Well my 2 cents. I thought I'd never convert to fats, but the more I ski the more I realize the stable platform under the base of my foot allows me to have an awful lot of fun on my skis. Jumping taking a little air and high speed turns feel so much more comfortable with that wide platform under my foot and , guess what, I'm not a spring chicken. I'm in my 50's also. And guess what, I teach skiing in Ontario! Even in Ontario if there is softer groomed corduroy I love playing in my wider skis but they are not my everyday choice and shouldn't be, but mid fats, sure. I do feel a little torque when i get them over on edge and move back to the next edge but they are stable and my head great joy do perform, though I have to remember to keep my feet wide enough to give them room to get on edge. Noticed that in session last year. Typically I do use my slalom skis in Ontario and Quebec is a mix. Why? They do well on the short hills, no doubt, racing and carving is the most fun I can have in Ontario on short hills and all these reasons make them a good fit, but I do pull out my wide ones and have fun on them, especially if we are doing a park session, it's my johnny 94's all the way, the twin tips and 94 mm waist are just nice for landing.
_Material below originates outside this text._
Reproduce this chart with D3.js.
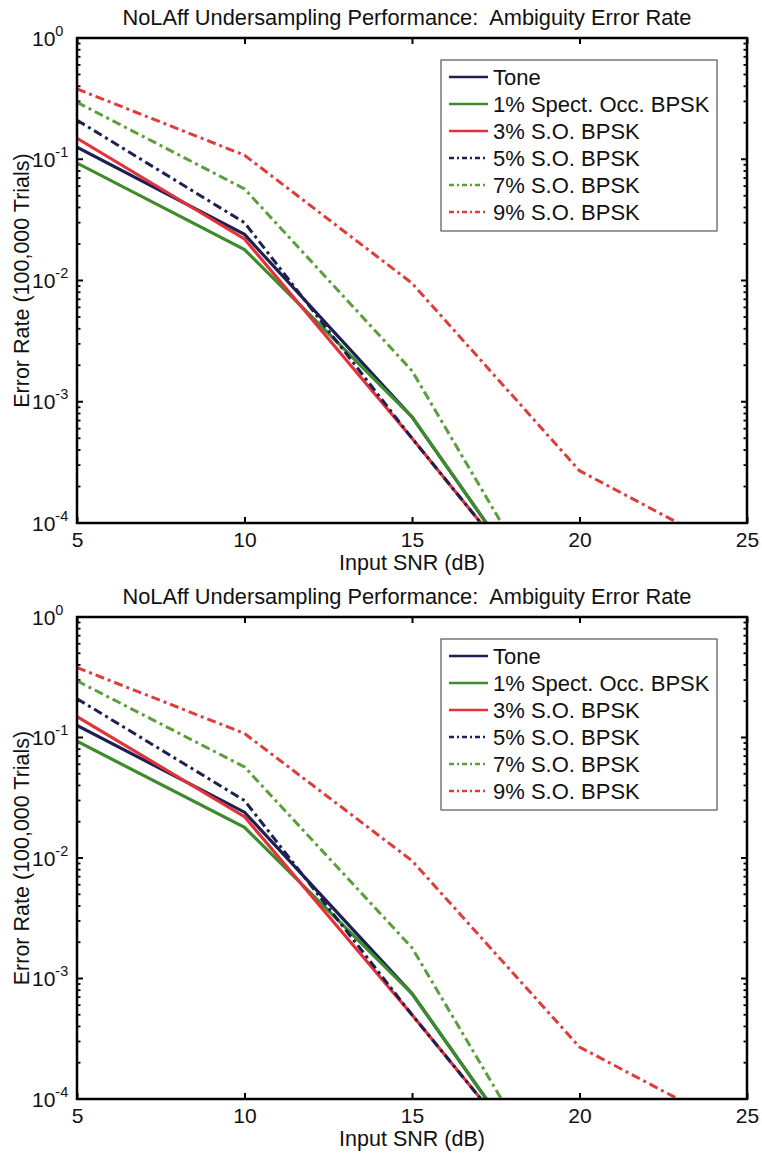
<!DOCTYPE html>
<html><head>
<meta charset="utf-8">
<script src="https://d3js.org/d3.v7.min.js"></script>
<style>
  body { margin: 0; background: #fff; }
  text { font-family: "Liberation Sans", Arial, sans-serif; fill: #111; }
  .frame { fill: none; stroke: #000; stroke-width: 2.5px; }
  .axis path { display: none; }
  .axis line { stroke: #000; stroke-width: 2px; }
  .axis text { font-size: 21px; }
</style>
</head>
<body>
<svg id="chart" width="762" height="1154"></svg>
<script>

// data (error rate per input SNR)
const snr = [5, 10, 15, 20, 25];
const toneRate = [0.126, 0.024, 7.5e-4, 8e-6];
const so1Rate  = [0.093, 0.018, 7.5e-4, 8e-6];
const so3Rate  = [0.149, 0.022, 5.0e-4, 1e-5];
const so5Rate  = [0.21,  0.030, 5.0e-4, 1e-5];
const so7Rate  = [0.295, 0.057, 1.8e-3, 8e-6];
const so9Rate  = [0.38,  0.108, 9.5e-3, 2.7e-4, 5e-5];

const seriesNames = ["Tone", "1% Spect. Occ. BPSK", "3% S.O. BPSK", "5% S.O. BPSK", "7% S.O. BPSK", "9% S.O. BPSK"];
const seriesRates = [toneRate, so1Rate, so3Rate, so5Rate, so7Rate, so9Rate];
const seriesColors = ["#1d2052", "#3c8c2c", "#e2333a", "#1d2052", "#5c9e3c", "#e03c3c"];
const seriesDash = [null, null, null, "9,4,3,4", "9,4,3,4", "9,4,3,4"];

const xTicks = [5, 10, 15, 20, 25];
const yExponents = [0, -1, -2, -3, -4];

const titleText = "NoLAff Undersampling Performance:  Ambiguity Error Rate";
const xLabel = "Input SNR (dB)";
const yLabel = "Error Rate (100,000 Trials)";

const svg = d3.select("#chart");
const left = 77, right = 747;

// two identical panels stacked
const panels = [{ top: 38, bottom: 523 }, { top: 617, bottom: 1099 }];

const x = d3.scaleLinear().domain([5, 25]).range([left, right]);

// minor ticks at 2..9 of every decade
const minorTicks = [];
for (let e = -4; e < 0; e++) {
  for (let m = 2; m <= 9; m++) minorTicks.push(m * Math.pow(10, e));
}

panels.forEach((p, pi) => {
  const y = d3.scaleLog().domain([1e-4, 1]).range([p.bottom, p.top]);
  const g = svg.append("g");

  const clipId = "clip" + pi;
  g.append("clipPath").attr("id", clipId)
    .append("rect")
    .attr("x", left).attr("y", p.top)
    .attr("width", right - left).attr("height", p.bottom - p.top);

  // title
  g.append("text")
    .attr("x", 407)
    .attr("y", p.top - 13)
    .attr("text-anchor", "middle")
    .style("font-size", "21.8px")
    .style("white-space", "pre")
    .text(titleText);

  // x axis (bottom, with labels) and top ticks
  g.append("g").attr("class", "axis")
    .attr("transform", "translate(0," + p.bottom + ")")
    .call(d3.axisBottom(x).tickValues(xTicks).tickSizeInner(-6).tickSizeOuter(0).tickPadding(9));
  g.append("g").attr("class", "axis")
    .attr("transform", "translate(0," + p.top + ")")
    .call(d3.axisTop(x).tickValues(xTicks).tickSizeInner(-6).tickSizeOuter(0).tickFormat(""));

  // y ticks on both sides: majors and minors
  const majors = yExponents.map(e => Math.pow(10, e));
  [[left, 1], [right, -1]].forEach(([xx, dir]) => {
    g.selectAll(null).data(majors).join("line")
      .attr("x1", xx).attr("x2", xx + dir * 6)
      .attr("y1", d => y(d)).attr("y2", d => y(d))
      .attr("stroke", "#000").attr("stroke-width", 2);
    g.selectAll(null).data(minorTicks).join("line")
      .attr("x1", xx).attr("x2", xx + dir * 3.5)
      .attr("y1", d => y(d)).attr("y2", d => y(d))
      .attr("stroke", "#000").attr("stroke-width", 1.8);
  });

  // y tick labels 10^n
  const yl = g.selectAll("text.ylab").data(yExponents).join("text")
    .attr("class", "ylab")
    .attr("x", 32)
    .attr("y", d => y(Math.pow(10, d)) + 7.5)
    .style("font-size", "21px");
  yl.append("tspan").text("10");
  yl.append("tspan").attr("dy", -10).style("font-size", "14.5px").text(d => d);

  // axis labels
  g.append("text")
    .attr("x", (left + right) / 2)
    .attr("y", p.bottom + 47)
    .attr("text-anchor", "middle")
    .style("font-size", "21.5px")
    .text(xLabel);
  g.append("text")
    .attr("transform", "translate(29," + ((p.top + p.bottom) / 2) + ") rotate(-90)")
    .attr("text-anchor", "middle")
    .style("font-size", "21.5px")
    .text(yLabel);

  // lines
  const line = d3.line().x((d, i) => x(snr[i])).y(d => y(d));
  const lines = g.append("g").attr("clip-path", "url(#" + clipId + ")");
  seriesRates.forEach((rates, i) => {
    lines.append("path")
      .attr("d", line(rates))
      .attr("fill", "none")
      .attr("stroke", seriesColors[i])
      .attr("stroke-width", seriesDash[i] ? 3 : 3.2)
      .attr("stroke-dasharray", seriesDash[i]);
  });

  // frame
  g.append("rect").attr("class", "frame")
    .attr("x", left).attr("y", p.top)
    .attr("width", right - left).attr("height", p.bottom - p.top);

  // legend
  const lg = g.append("g").attr("transform", "translate(441," + (p.top + 22) + ")");
  lg.append("rect")
    .attr("width", 276).attr("height", 171)
    .attr("fill", "#fff").attr("stroke", "#555").attr("stroke-width", 1.2);
  seriesNames.forEach((name, i) => {
    const ry = 17 + i * 27;
    lg.append("line")
      .attr("x1", 8).attr("x2", 47).attr("y1", ry).attr("y2", ry)
      .attr("stroke", seriesColors[i])
      .attr("stroke-width", seriesDash[i] ? 2.4 : 2.6)
      .attr("stroke-dasharray", seriesDash[i] ? "5,3,2,3" : null);
    lg.append("text")
      .attr("x", 52).attr("y", ry + 7.5)
      .style("font-size", "22px")
      .text(name);
  });
});

</script>
</body>
</html>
I do recommend a wider intermediate ski (not powder wide but 80's is good) so the skier feels the stable base of support and through that is less timid. The newer wide skis turn so easy with their traditional camber but early rise or softer tips to initiate and these are so much shorter than old straight skis we learned on.
What level of skier am I? I don't really get what all these level 7, level 6, level 9 means. I don't like to refer to myself as an expert but last season I did pass my Level 3 CSIA, for what ever that is worth to anyone.
When I taught west 3 years ago I brought a Head Monster 78 (which I use as my daily teach ski in Ontario) and Johnny 94. Head always seems to offer me the deal, so yea you'll notice I mention a lot of head skis, but my race ski is a Dynastar Contact.
Now I was sure I'd teach on those Monster 78's. I was wrong, I put them on one morning when the snow was a little hard and we hadn't had the any fresh stuff for a week and I hated them, switched out for my Johnny 94.s. The narrow ski didn't feel stable on the long fast runs, it was squirrely, the other turns on demand and feels so solid. A great all mountain ski for the big hills. Slalom skis out west have totally lost their interest for me. Too many turns too squirrely on long cat tracks that need a flat stable ski. I spent two month's at Snowbird with friends who invited me to ski with them in 2014 and one day I put on my slalom's in the spring freeze. Hmm, again, they were off after 2 runs. My friend had tried his volkl Mantra's and neither was perfect but that wide stable, non squirreley platform under my foot won and the Johnny 94's were back on my feet.
The wide skis are liked for a reason. My favorite ski now is my Head Great Joy (98 mm under foot). I felt pretty strange when I put them on in Ontario and I agree they are more a western ski or larger hill with anything from hard pack groomed corduroy to fresh powder over a base. Again the traditional camber allows them to bite and edge when properly initiated for the ski style, and they are stable, light weight and turn super fast with a 11 to 15 meter radius depending on the length purchased. Today's fat skis are not yesterday's fat skis. They have also made big improvements and are not as hard on the joints. They are possibly more tiring on the joints, I do notice the torque at times when I really get them over on edge, but, whipping back and fourth on a race course in my slaloms is still more torque than free skiing on my stable base.
As for my love of a traditional camber, I just find that the push to initiate the turn starts itself with that camber. Where I found the full rocker and reverse camber very useful was in Spring crud, heavy snow, when Cat Skiing tail guide it was very evident that these managed to turn with much less effort and get on top of the snow easier than any width with a traditional camber, so each has a place I have witnessed and much will be personal preference. I don't like to tell someone what they like isn't right. If they love the feel and like it, it must be good for them and they want to work with it. But across the board, I like the mid width skis for most in on piste conditions unless they are racing.
Now it sure is difficult to find a new race carver though........I could use that.